- Data shown -
>> Begin

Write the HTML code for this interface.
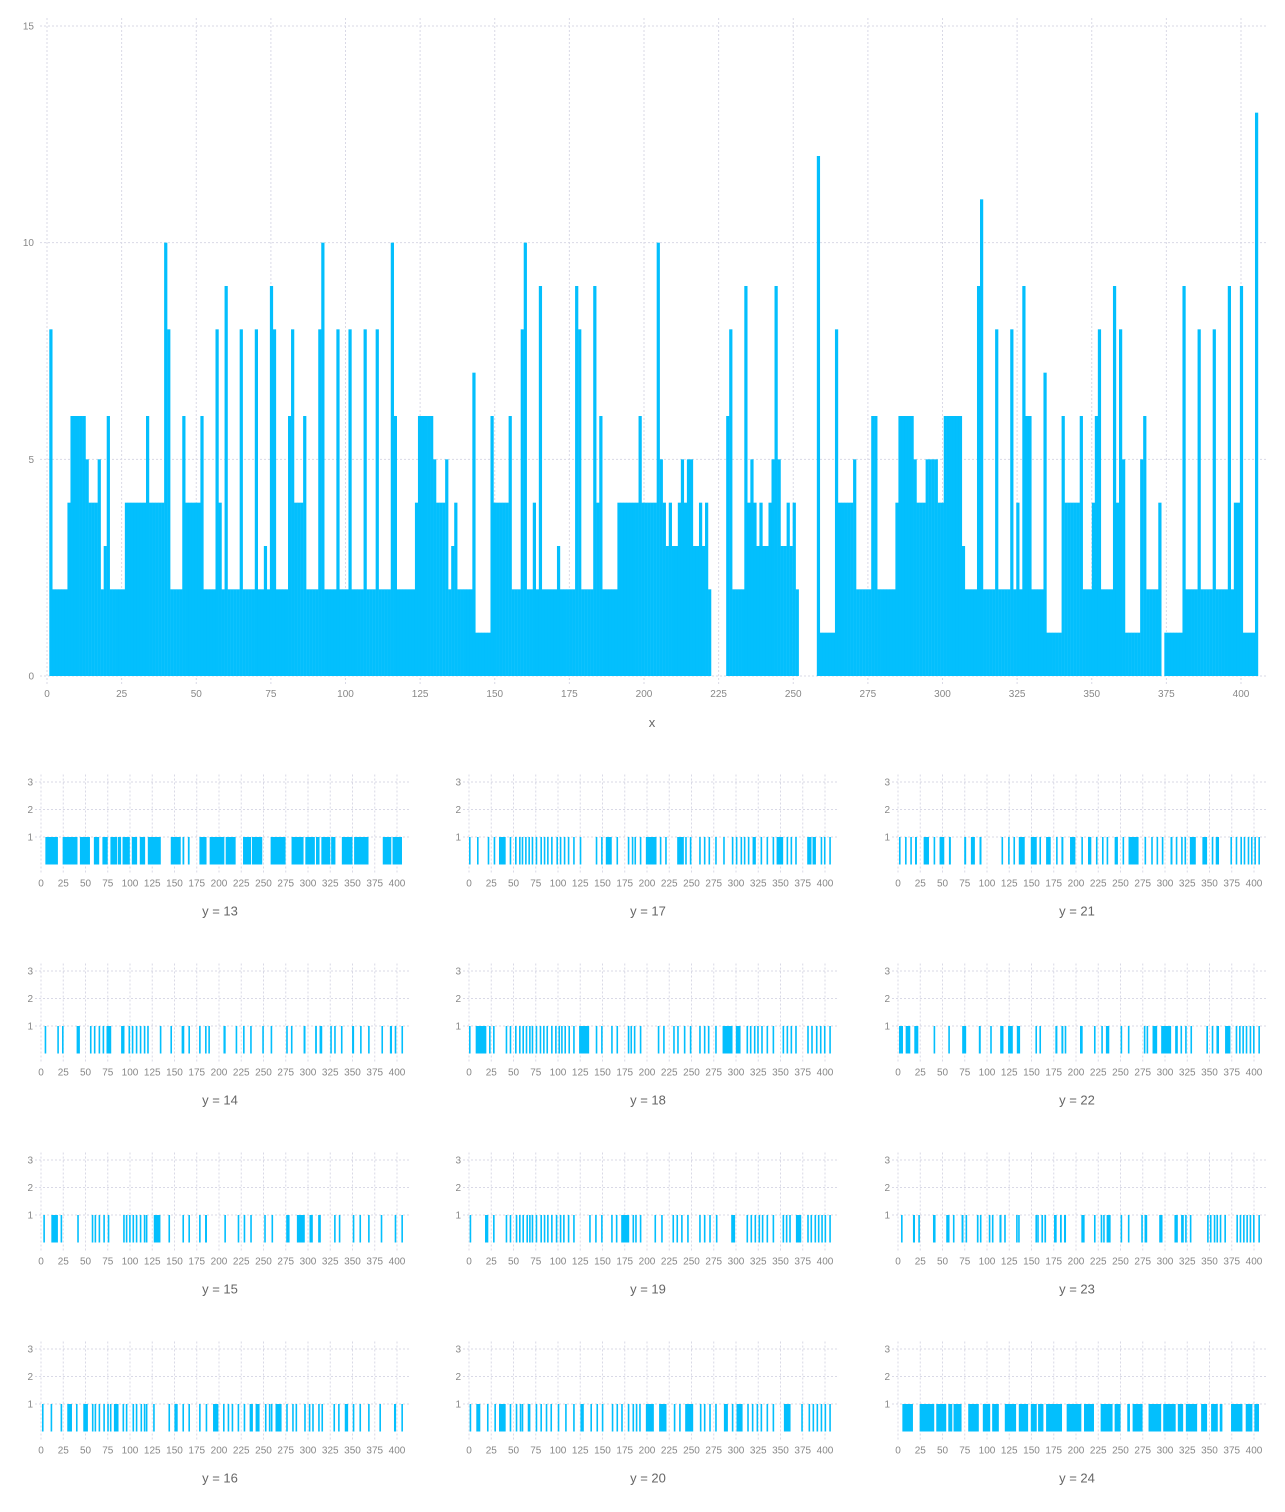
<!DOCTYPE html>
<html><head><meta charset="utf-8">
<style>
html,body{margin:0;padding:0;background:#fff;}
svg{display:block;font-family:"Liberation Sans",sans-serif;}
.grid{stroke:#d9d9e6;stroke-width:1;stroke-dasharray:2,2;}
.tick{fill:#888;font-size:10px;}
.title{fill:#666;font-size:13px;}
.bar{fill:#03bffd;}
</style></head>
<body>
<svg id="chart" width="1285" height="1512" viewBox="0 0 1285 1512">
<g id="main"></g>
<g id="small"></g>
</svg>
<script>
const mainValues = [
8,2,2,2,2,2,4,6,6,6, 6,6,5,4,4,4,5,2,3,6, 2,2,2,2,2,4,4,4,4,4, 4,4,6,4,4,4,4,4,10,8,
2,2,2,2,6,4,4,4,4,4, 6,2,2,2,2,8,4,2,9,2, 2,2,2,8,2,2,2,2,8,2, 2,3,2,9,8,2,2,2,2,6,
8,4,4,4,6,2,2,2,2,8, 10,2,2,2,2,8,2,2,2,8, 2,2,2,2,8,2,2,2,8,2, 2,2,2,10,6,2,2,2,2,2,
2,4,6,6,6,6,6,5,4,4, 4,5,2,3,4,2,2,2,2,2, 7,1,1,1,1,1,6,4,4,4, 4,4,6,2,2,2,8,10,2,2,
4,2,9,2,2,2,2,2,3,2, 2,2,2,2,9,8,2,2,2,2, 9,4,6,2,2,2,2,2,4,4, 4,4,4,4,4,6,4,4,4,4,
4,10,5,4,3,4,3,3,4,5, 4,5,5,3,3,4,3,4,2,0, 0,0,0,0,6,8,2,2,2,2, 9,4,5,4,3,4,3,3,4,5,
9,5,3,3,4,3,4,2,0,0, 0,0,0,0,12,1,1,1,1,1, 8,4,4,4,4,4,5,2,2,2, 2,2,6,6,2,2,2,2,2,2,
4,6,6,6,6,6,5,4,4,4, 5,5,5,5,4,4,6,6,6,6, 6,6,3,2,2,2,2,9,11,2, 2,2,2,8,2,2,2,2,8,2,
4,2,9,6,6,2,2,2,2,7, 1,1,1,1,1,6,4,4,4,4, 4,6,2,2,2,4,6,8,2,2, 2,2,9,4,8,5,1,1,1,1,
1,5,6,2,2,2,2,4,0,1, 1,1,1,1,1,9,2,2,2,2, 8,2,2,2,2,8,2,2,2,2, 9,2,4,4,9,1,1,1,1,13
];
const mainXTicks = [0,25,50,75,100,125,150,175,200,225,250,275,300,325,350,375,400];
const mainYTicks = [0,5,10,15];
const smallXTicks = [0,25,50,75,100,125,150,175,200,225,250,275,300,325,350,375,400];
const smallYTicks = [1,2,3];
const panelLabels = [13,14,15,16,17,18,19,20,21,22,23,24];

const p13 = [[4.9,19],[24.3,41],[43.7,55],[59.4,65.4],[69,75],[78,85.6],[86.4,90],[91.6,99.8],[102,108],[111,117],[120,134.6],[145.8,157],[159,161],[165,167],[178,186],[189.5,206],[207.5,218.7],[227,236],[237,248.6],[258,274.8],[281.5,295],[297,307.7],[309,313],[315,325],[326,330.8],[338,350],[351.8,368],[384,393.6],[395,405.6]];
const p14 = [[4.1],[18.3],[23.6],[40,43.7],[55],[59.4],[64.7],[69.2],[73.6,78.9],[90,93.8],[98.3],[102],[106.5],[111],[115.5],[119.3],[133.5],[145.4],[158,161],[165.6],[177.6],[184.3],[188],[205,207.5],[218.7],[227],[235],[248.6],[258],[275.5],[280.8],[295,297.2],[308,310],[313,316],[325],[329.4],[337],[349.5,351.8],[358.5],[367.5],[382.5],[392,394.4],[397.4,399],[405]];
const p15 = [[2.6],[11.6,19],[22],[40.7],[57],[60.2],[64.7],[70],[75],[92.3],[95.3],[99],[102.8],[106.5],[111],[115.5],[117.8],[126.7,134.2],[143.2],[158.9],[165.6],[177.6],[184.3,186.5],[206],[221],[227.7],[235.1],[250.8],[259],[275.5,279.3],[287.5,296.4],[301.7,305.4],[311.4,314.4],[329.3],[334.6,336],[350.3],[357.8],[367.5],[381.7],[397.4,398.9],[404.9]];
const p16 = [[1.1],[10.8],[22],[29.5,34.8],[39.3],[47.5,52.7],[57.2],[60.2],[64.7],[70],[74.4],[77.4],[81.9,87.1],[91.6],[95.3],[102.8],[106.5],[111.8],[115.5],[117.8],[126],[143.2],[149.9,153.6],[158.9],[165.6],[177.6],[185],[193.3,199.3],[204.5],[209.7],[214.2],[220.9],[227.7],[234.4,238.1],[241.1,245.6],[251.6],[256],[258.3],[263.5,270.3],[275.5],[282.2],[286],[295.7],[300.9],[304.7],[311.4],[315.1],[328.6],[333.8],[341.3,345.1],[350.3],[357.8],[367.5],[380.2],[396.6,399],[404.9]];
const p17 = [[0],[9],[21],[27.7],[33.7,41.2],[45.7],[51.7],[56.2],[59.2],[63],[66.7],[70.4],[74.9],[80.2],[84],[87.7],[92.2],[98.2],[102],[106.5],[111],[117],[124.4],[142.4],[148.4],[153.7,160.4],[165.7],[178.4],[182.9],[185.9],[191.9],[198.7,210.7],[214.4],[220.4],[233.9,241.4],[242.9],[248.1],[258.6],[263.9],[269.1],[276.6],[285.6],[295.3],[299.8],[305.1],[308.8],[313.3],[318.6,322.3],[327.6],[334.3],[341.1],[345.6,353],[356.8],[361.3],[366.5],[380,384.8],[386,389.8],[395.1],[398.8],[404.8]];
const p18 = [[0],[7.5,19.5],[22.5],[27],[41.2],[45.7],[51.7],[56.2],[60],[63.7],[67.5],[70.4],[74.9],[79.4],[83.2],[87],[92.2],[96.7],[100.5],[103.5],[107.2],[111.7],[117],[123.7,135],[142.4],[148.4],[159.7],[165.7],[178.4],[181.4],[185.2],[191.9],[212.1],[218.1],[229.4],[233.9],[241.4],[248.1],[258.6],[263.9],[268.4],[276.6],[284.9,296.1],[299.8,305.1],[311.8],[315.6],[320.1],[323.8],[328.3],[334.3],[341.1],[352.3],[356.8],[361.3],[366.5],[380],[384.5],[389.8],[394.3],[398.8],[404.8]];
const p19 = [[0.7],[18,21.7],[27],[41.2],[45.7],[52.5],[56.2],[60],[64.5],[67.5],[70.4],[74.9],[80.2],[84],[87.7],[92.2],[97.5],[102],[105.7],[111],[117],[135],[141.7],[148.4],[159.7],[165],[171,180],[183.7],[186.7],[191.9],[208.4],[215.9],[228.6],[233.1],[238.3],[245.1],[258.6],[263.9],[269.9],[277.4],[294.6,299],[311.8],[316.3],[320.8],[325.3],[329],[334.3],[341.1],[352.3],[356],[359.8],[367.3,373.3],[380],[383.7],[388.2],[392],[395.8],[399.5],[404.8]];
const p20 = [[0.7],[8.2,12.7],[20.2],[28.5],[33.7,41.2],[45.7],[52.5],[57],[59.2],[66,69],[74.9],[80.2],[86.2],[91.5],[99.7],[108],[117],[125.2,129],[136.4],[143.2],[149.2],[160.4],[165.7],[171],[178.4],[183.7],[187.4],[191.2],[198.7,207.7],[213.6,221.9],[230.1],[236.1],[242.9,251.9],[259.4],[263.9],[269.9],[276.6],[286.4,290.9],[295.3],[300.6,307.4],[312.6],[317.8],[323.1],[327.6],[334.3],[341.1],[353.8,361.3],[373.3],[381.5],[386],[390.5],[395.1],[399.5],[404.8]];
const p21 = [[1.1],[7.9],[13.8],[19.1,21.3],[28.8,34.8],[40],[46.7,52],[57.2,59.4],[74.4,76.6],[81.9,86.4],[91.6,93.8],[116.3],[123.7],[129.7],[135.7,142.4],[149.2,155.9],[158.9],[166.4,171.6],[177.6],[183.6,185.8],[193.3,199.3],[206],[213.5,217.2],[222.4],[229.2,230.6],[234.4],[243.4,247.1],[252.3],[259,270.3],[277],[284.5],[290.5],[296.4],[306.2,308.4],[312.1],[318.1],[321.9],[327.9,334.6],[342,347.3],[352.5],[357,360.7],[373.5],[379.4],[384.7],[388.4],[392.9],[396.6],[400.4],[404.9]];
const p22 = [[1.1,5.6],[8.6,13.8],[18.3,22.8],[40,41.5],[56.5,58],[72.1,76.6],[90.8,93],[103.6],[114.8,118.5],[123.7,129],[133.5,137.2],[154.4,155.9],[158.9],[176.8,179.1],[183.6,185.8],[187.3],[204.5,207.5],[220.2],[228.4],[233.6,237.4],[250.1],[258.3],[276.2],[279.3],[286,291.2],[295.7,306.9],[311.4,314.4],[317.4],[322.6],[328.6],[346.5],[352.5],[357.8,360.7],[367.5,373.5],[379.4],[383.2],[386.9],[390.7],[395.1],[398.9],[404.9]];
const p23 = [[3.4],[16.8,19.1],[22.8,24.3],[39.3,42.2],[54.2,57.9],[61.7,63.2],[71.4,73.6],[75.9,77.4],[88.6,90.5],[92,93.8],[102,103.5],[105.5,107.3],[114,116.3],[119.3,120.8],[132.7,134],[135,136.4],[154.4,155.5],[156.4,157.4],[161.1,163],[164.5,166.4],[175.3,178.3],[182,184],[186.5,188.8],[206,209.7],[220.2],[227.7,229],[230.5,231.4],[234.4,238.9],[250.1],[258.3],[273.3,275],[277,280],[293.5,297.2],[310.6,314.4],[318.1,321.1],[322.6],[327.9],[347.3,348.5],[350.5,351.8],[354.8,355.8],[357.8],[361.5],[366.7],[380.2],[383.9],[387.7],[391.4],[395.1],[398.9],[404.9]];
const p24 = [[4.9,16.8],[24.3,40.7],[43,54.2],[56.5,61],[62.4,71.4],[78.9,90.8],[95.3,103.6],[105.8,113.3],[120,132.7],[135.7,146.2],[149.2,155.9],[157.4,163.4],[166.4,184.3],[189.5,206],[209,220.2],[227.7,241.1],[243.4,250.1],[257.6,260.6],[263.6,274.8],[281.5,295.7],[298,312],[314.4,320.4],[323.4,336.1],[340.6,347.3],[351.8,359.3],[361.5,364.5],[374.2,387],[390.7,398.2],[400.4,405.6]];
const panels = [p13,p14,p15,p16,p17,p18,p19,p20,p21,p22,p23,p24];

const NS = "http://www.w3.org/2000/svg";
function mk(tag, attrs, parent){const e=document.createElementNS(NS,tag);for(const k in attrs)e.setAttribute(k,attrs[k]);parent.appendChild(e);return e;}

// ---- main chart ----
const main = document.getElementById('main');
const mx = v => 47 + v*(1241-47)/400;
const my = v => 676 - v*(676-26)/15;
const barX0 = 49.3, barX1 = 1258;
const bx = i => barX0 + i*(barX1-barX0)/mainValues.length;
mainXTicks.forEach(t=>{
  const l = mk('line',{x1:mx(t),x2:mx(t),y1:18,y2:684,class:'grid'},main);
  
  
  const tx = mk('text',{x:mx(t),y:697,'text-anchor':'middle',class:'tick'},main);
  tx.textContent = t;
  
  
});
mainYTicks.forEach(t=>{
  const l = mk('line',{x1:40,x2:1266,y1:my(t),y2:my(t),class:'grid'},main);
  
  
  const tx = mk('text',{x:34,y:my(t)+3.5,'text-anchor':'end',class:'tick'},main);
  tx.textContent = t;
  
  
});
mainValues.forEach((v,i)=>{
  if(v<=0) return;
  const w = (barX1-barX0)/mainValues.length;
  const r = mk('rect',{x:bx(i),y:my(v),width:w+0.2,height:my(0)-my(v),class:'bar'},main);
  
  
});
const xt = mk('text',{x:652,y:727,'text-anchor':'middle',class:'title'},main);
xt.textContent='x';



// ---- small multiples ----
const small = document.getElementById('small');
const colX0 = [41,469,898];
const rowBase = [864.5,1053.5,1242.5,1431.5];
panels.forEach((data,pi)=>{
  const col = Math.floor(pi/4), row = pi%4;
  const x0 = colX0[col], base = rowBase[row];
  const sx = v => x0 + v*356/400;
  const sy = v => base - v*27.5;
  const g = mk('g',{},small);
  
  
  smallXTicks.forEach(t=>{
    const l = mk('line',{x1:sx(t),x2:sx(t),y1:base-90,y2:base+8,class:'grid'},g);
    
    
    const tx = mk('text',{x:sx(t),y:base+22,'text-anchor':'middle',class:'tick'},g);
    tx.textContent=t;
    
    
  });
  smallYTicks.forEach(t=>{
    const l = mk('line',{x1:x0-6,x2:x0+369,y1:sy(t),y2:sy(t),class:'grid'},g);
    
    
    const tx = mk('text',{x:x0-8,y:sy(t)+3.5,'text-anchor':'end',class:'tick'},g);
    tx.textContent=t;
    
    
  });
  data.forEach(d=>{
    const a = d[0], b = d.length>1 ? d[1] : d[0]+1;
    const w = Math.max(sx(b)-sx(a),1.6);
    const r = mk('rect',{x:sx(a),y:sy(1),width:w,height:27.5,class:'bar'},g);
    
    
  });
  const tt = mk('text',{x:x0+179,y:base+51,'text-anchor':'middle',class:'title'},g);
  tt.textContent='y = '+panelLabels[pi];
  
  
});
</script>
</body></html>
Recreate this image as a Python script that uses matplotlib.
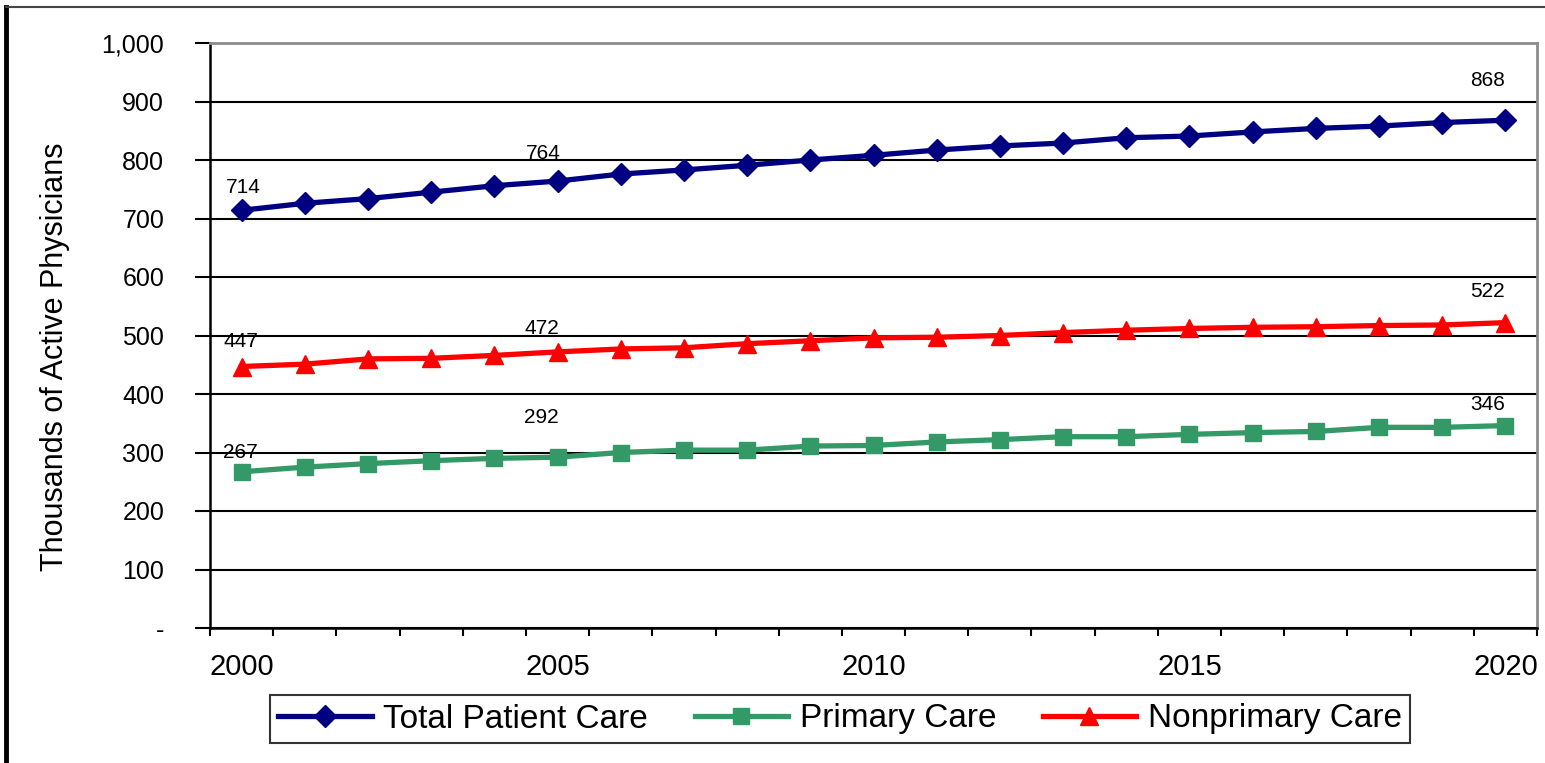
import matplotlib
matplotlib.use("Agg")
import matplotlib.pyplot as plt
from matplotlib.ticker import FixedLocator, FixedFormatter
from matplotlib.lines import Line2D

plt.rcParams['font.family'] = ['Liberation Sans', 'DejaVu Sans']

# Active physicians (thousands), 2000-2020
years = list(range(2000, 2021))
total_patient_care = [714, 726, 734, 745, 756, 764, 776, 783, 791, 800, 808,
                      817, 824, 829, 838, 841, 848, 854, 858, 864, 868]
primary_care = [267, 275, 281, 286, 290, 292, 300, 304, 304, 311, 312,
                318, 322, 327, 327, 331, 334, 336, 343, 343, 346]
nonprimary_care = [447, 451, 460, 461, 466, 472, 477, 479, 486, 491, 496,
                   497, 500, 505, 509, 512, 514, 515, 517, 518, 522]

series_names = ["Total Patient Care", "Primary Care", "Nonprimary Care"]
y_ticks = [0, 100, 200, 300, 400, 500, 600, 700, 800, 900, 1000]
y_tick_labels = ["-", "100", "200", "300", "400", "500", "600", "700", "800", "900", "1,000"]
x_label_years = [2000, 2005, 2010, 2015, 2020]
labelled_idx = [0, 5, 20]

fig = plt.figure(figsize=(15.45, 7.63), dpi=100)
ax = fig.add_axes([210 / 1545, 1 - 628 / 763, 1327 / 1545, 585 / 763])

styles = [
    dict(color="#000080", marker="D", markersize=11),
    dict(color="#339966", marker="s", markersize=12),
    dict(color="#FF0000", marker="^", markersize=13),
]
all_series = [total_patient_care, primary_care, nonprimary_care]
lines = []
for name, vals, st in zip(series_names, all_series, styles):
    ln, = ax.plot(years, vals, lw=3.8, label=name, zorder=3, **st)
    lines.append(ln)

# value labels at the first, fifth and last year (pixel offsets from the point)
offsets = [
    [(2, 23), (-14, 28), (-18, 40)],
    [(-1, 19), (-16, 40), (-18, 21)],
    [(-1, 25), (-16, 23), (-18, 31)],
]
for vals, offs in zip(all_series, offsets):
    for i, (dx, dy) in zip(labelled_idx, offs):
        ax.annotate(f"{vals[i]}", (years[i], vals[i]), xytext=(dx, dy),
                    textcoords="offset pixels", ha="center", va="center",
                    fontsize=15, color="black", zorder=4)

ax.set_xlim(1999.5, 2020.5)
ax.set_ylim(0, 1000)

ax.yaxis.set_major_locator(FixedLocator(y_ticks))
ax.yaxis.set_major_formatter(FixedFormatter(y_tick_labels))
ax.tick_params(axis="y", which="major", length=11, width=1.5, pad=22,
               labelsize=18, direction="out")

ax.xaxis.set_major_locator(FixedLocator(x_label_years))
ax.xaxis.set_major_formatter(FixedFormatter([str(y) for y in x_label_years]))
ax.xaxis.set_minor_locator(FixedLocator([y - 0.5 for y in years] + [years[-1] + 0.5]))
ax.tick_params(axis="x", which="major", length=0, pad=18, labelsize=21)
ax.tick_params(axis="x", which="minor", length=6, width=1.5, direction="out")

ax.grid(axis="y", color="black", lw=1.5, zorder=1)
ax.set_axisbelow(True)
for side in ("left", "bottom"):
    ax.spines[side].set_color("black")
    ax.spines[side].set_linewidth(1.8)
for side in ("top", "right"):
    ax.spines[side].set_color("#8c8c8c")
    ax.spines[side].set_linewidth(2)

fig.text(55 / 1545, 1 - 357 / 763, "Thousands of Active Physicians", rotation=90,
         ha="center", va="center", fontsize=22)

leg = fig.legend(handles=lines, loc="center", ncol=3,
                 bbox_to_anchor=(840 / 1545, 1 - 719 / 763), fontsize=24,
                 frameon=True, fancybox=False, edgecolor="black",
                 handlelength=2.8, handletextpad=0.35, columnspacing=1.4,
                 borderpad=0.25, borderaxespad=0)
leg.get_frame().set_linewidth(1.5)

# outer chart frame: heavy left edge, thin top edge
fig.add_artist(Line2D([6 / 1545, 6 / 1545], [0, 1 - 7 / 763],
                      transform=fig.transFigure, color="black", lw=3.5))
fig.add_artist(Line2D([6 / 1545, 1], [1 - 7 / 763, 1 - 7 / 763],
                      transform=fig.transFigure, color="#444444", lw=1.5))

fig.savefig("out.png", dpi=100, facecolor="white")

>> End

- What to work on -
Look above for the line with "Recreate this image"; quote it and every line after it, stopping after the line with "plt.rcParams['font.family'] = ['Liberation", exactly, with nothing added and without pictures.

- Solution to the problem -
Recreate this image as a Python script that uses matplotlib.
import matplotlib
matplotlib.use("Agg")
import matplotlib.pyplot as plt
from matplotlib.ticker import FixedLocator, FixedFormatter
from matplotlib.lines import Line2D

plt.rcParams['font.family'] = ['Liberation Sans', 'DejaVu Sans']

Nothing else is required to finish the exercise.